Instructions for the task: Reproduce the lines below exactly, from the one containing "Recreate this image" through the one containing "import plotly.graph_objects as go", both included. Leave out any pictures.

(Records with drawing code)

###

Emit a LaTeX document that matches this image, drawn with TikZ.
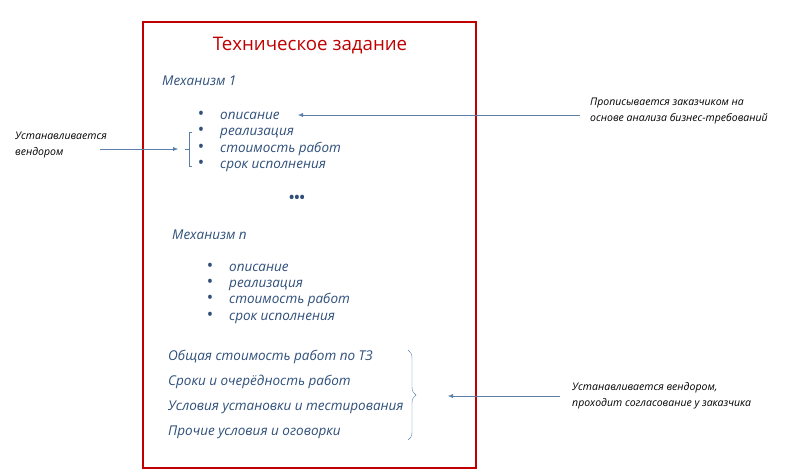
\documentclass[tikz,border=0pt]{standalone}
\usepackage{fontspec}
\setmainfont{Open Sans}
\usetikzlibrary{decorations.pathreplacing,arrows.meta}
\definecolor{tzblue}{HTML}{2F4F7A}
\definecolor{tzline}{HTML}{5B7FA8}
\definecolor{tzred}{HTML}{C00000}
\tikzset{
  item/.style={anchor=base west,inner sep=0pt,text=tzblue,font=\fontsize{13.5}{15}\selectfont\itshape},
  bul/.style={anchor=base,inner sep=0pt,text=tzblue,font=\fontsize{17}{18}\selectfont},
  note/.style={anchor=west,inner sep=0pt,align=left,font=\fontsize{10.5}{16}\selectfont\itshape},
  arr/.style={draw=tzline,-{Latex[length=5pt,width=4pt]},thin}
}
\begin{document}
\begin{tikzpicture}[x=1pt,y=-1pt]
\useasboundingbox (0,0) rectangle (792,475);
\draw[tzred,line width=2pt] (143,22) rectangle (476,468);
  \node[text=tzred,font=\fontsize{18.7}{22}\selectfont] (title) at (310,46) {Техническое задание};
  \node[item] (m1) at (162,85) {Механизм 1};
  % first mechanism
  \foreach \t [count=\i] in {описание,реализация,стоимость работ,срок исполнения}{
    \node[bul] (b1\i) at (201,102.5+16.5*\i) {•};
    \node[item] (t1\i) at (220,102.5+16.5*\i) {\t};
  }
  \node[text=tzblue,font=\fontsize{14}{14}\selectfont\bfseries] (dots) at (297,199) {•••};
  \node[item] (mn) at (172,239) {Механизм n};
  % second mechanism
  \foreach \t [count=\i] in {описание,реализация,стоимость работ,срок исполнения}{
    \node[bul] (b2\i) at (210,255+16.3*\i) {•};
    \node[item] (t2\i) at (229,255+16.3*\i) {\t};
  }
  \node[item] (s1) at (168,360) {Общая стоимость работ по ТЗ};
  \node[item] (s2) at (168,385) {Сроки и очерёдность работ};
  \node[item] (s3) at (168,410) {Условия установки и тестирования};
  \node[item] (s4) at (168,435) {Прочие условия и оговорки};
  % notes
  \node[note] (nr) at (590,111) {Прописывается заказчиком на\\основе анализа бизнес-требований};
  \node[note] (nl) at (15,145) {Устанавливается\\вендором};
  \node[note] (nb) at (572,396) {Устанавливается вендором,\\проходит согласование у заказчика};
  \coordinate (c1) at (298,115);
  \coordinate (r1) at (580,115);
  \coordinate (c2) at (178,149);
  \coordinate (l1) at (100,149);
  \coordinate (c3) at (448,396);
  \coordinate (r3) at (560,396);
  \draw[tzline] (192,132) -- (189,132) -- (189,166) -- (192,166) (189,149) -- (185,149);
  \draw[tzline,decorate,decoration={brace,amplitude=8pt}] (408,350) -- (408,440);
  \draw[arr] (r1) -- (c1);
  \draw[arr] (l1) -- (c2);
  \draw[arr] (r3) -- (c3);
\end{tikzpicture}
\end{document}
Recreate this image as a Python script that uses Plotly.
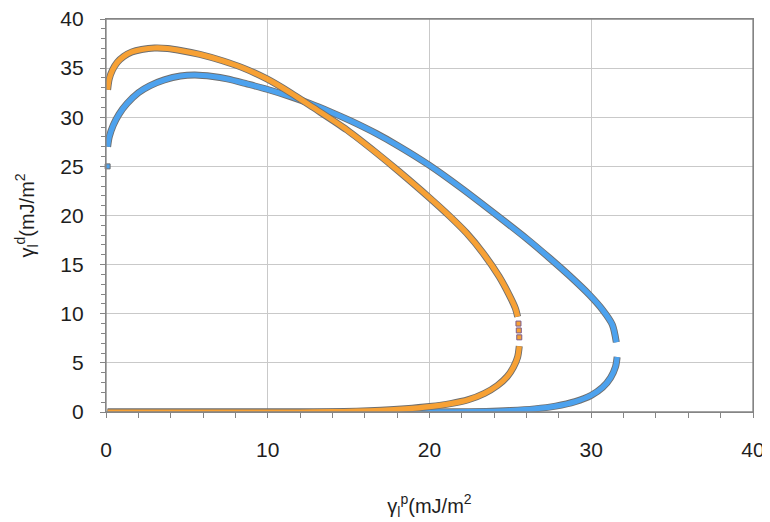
import plotly.graph_objects as go

# ---- data ----
orange_upper_x = [0.1, 0.2, 0.4, 0.7, 1.1, 1.6, 2.2, 3.0, 3.8, 4.6, 5.8, 7.2, 8.5, 9.95,
                  11.4, 12.8, 14.9, 16.7, 18.1, 20.0, 21.2, 22.3, 23.3, 24.3, 24.9, 25.3, 25.45]
orange_upper_y = [32.8, 33.9, 34.8, 35.6, 36.2, 36.65, 36.9, 37.05, 37.0, 36.8, 36.4, 35.75, 35.0, 33.9,
                  32.5, 31.0, 28.7, 26.4, 24.5, 21.8, 20.0, 18.2, 16.2, 13.8, 12.0, 10.6, 9.7]
orange_dots_x = [25.5, 25.52, 25.55]
orange_dots_y = [9.0, 8.3, 7.6]
orange_lower_x = [25.55, 25.45, 25.2, 24.8, 24.2, 23.4, 22.4, 21.3, 20.0, 18.5, 17.0, 15.5, 14.0, 12.0, 8.0, 4.0, 0.1]
orange_lower_y = [6.7, 5.6, 4.6, 3.6, 2.7, 1.9, 1.25, 0.85, 0.55, 0.32, 0.17, 0.08, 0.03, 0.0, 0.0, 0.0, 0.0]

blue_upper_x = [0.1, 0.2, 0.45, 0.8, 1.3, 2.0, 2.7, 3.6, 4.6, 5.5, 6.6, 7.5, 8.7, 9.95,
                11.4, 12.6, 13.8, 15.1, 16.7, 18.1, 20.0, 22.0, 24.3, 26.0, 27.4, 28.7, 29.9, 30.7, 31.3, 31.55]
blue_upper_y = [27.0, 28.0, 29.2, 30.3, 31.4, 32.5, 33.2, 33.8, 34.2, 34.3, 34.15, 33.9, 33.4, 32.85,
                32.1, 31.4, 30.6, 29.65, 28.35, 27.05, 25.1, 22.75, 19.85, 17.65, 15.7, 13.8, 11.9, 10.4, 8.9, 7.1]
blue_dot_x = [0.1]
blue_dot_y = [25.0]
blue_lower_x = [31.6, 31.5, 31.2, 30.7, 30.0, 29.0, 27.8, 26.5, 25.0, 23.5, 21.5, 19.0, 12.0, 6.0, 0.1]
blue_lower_y = [5.6, 4.6, 3.5, 2.5, 1.7, 1.05, 0.6, 0.32, 0.15, 0.06, 0.02, 0.0, 0.0, 0.0, 0.0]

x_ticks = [0, 10, 20, 30, 40]
y_ticks = [0, 5, 10, 15, 20, 25, 30, 35, 40]

ORANGE = "#F7A135"
BLUE = "#4DA2EE"
SHADOW = "#6f6f6f"
BORDER = "#858585"
FONT = "Liberation Sans, Arial, sans-serif"

fig = go.Figure()


def add_curve(xs_list, ys_list, color):
    for xs, ys in zip(xs_list, ys_list):
        fig.add_trace(go.Scatter(x=xs, y=ys, mode="lines",
                                 line=dict(color=SHADOW, width=7, shape="spline", smoothing=0.8),
                                 cliponaxis=False, hoverinfo="skip", showlegend=False))
        fig.add_trace(go.Scatter(x=xs, y=ys, mode="lines",
                                 line=dict(color=color, width=5.2, shape="spline", smoothing=0.8),
                                 cliponaxis=False, showlegend=False))


add_curve([blue_upper_x, blue_lower_x], [blue_upper_y, blue_lower_y], BLUE)
fig.add_trace(go.Scatter(x=blue_dot_x, y=blue_dot_y, mode="markers",
                         marker=dict(color=BLUE, size=5, symbol="square", line=dict(color=SHADOW, width=1)),
                         cliponaxis=False, showlegend=False))
add_curve([orange_upper_x, orange_lower_x], [orange_upper_y, orange_lower_y], ORANGE)
fig.add_trace(go.Scatter(x=orange_dots_x, y=orange_dots_y, mode="markers",
                         marker=dict(color=ORANGE, size=5, symbol="square", line=dict(color="#7a5a8a", width=1)),
                         cliponaxis=False, showlegend=False))

axis_common = dict(
    showline=True, linecolor=BORDER, linewidth=1.3, mirror=True,
    showgrid=True, gridcolor="#c9c9c9", gridwidth=1, automargin=False,
    ticklabeloverflow="allow",
    zeroline=False, ticks="outside", ticklen=5, tickcolor=BORDER, tickwidth=1,
    tickfont=dict(family=FONT, size=21, color="#1e1e1e"),
)

# the page body adds an 8px offset, so the figure is sized/margined to compensate
fig.update_layout(
    width=762, height=514,
    margin=dict(l=98, r=17, t=11, b=110),
    paper_bgcolor="white", plot_bgcolor="white",
    font=dict(family=FONT, color="#1e1e1e"),
    xaxis=dict(range=[0, 40], tickvals=x_ticks, ticklabelstandoff=14,
               minor=dict(dtick=2, ticks="outside", ticklen=5, tickcolor=BORDER, showgrid=False),
               title=dict(text="γ<sub>l</sub><sup>p</sup>(mJ/m<sup>2</sup>", standoff=38,
                          font=dict(size=20, family=FONT, color="#1e1e1e")),
               **axis_common),
    yaxis=dict(range=[0, 40], tickvals=y_ticks, ticklabelstandoff=12,
               minor=dict(dtick=1, ticks="outside", ticklen=4, tickcolor=BORDER, showgrid=False),
               title=dict(text="γ<sub>l</sub><sup>d</sup>(mJ/m<sup>2</sup>", standoff=20,
                          font=dict(size=20, family=FONT, color="#1e1e1e")),
               **axis_common),
    shapes=[dict(type="rect", xref="paper", yref="paper", x0=0, x1=1, y0=0, y1=1,
                 line=dict(color=BORDER, width=1.3), layer="above")],
)

fig.write_html("out.html")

###

The answer:
Recreate this image as a Python script that uses Plotly.
import plotly.graph_objects as go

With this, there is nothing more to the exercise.